I was happy to see that Sandy was paying attention to the cognitions driving her indiscretions (i.e., “I can get back on track when I get home”). What troubled me, though, was the term “miscellaneous.” That word told me she hadn’t kept track of those “snack foods,” that she had unconsciously let herself go with food.

I frequently reiterate to my clients that I don’t care what they eat. I have to say it over and over again because they’re so afraid of disappointing me! “What’s important,” I remind them, “is whether you stuck to the habits that will eventually allow you to make healthy food choices consistently for the rest of your life.” In fact, I practically beg them not to try to stick to their food plan. In lieu of trying to stick to their diet (which never works), I want them to put their energy and effort into these tools:

  1. Make a detailed plan.
  2. Eat only while seated and not driving.
  3. Eat slowly and savor each bite.
  4. Know how much you eat (weigh, measure, count, etc.).
  5. Write it all down immediately after eating.
  6. Celebrate every time you utilize these disciplines!

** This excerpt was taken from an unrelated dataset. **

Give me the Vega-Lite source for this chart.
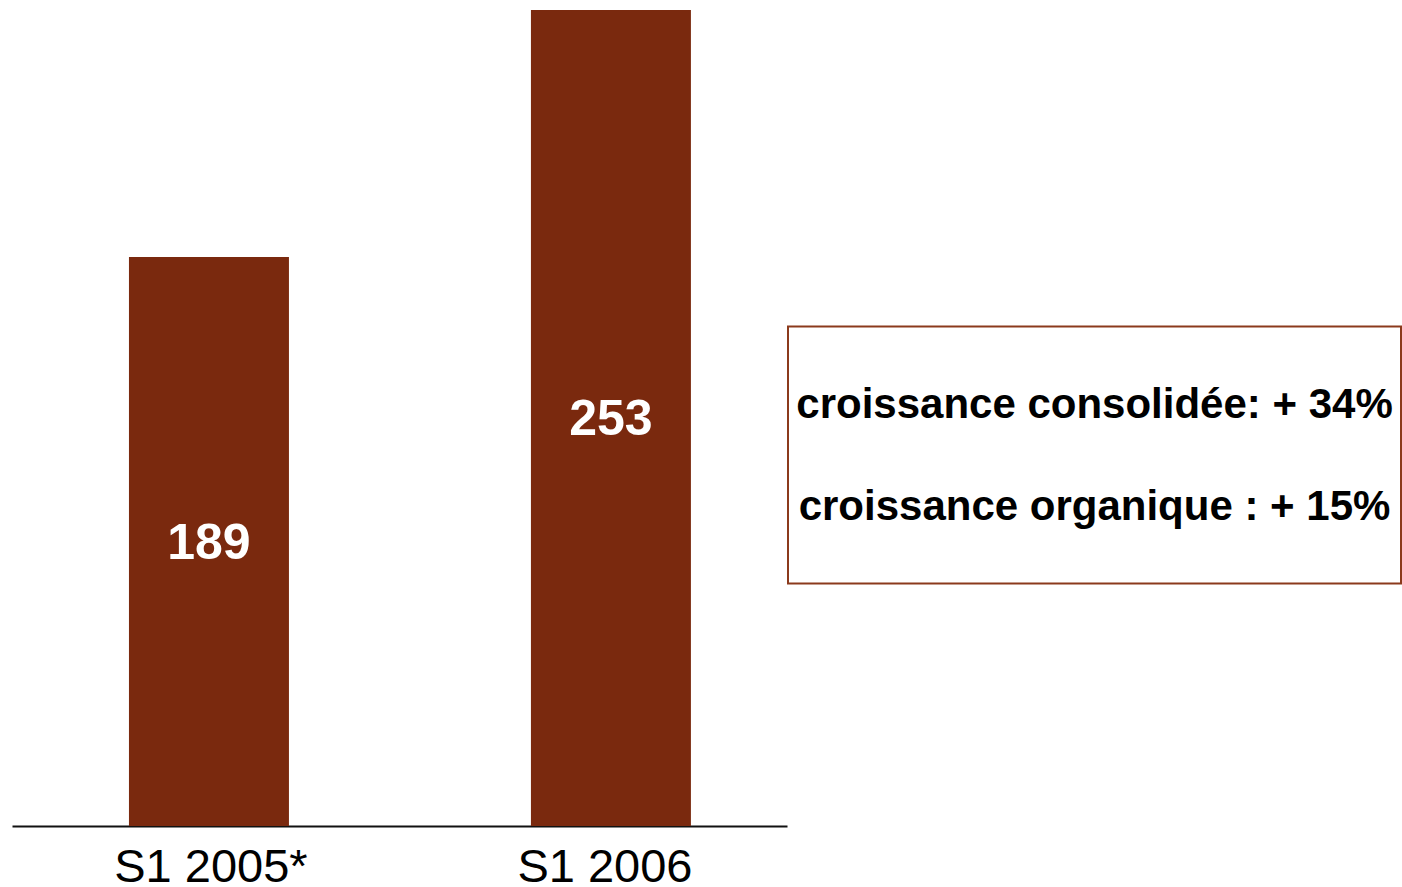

It’s more important than ever to do all of this when you eat food you hadn’t planned to eat.

Everybody wants to scrap these disciplines when they eat bad food. They tell themselves, “What difference does it make if I measure this? I’m not supposed to be eating it anyway. I’ll get back on track tomorrow (or Monday, or next January 1).” But there are so many ways using the above list of tools will keep you from getting too far off track. For one thing, they stimulate your prefrontal cortices—that’s where your inhibition centers reside—making it difficult to partake in unconscious eating. Another reason these tools work is that using them no matter what strengthens discipline. The old you says, “I just want to eat as many M & M’s as I want and not worry about it.” The healthier you says, “I can have all the M & M’s I want, but I gotta measure them out and take them back to my seat and savor them.”

Which you do you think would end up eating the most M & M’s?

The bottom line is this—making some behavioral changes (in the form of the above “disciplines”) to your healthy eating habits will make it much easier to stick to a nutrient-dense diet in our nutrient-poor food culture, but it won’t happen overnight. So when you find yourself slipping away from healthy eating, do whatever it takes to follow through on that list of six tools—using them consistently will pave the way for a lifetime of nutrient-dense, healthy eating.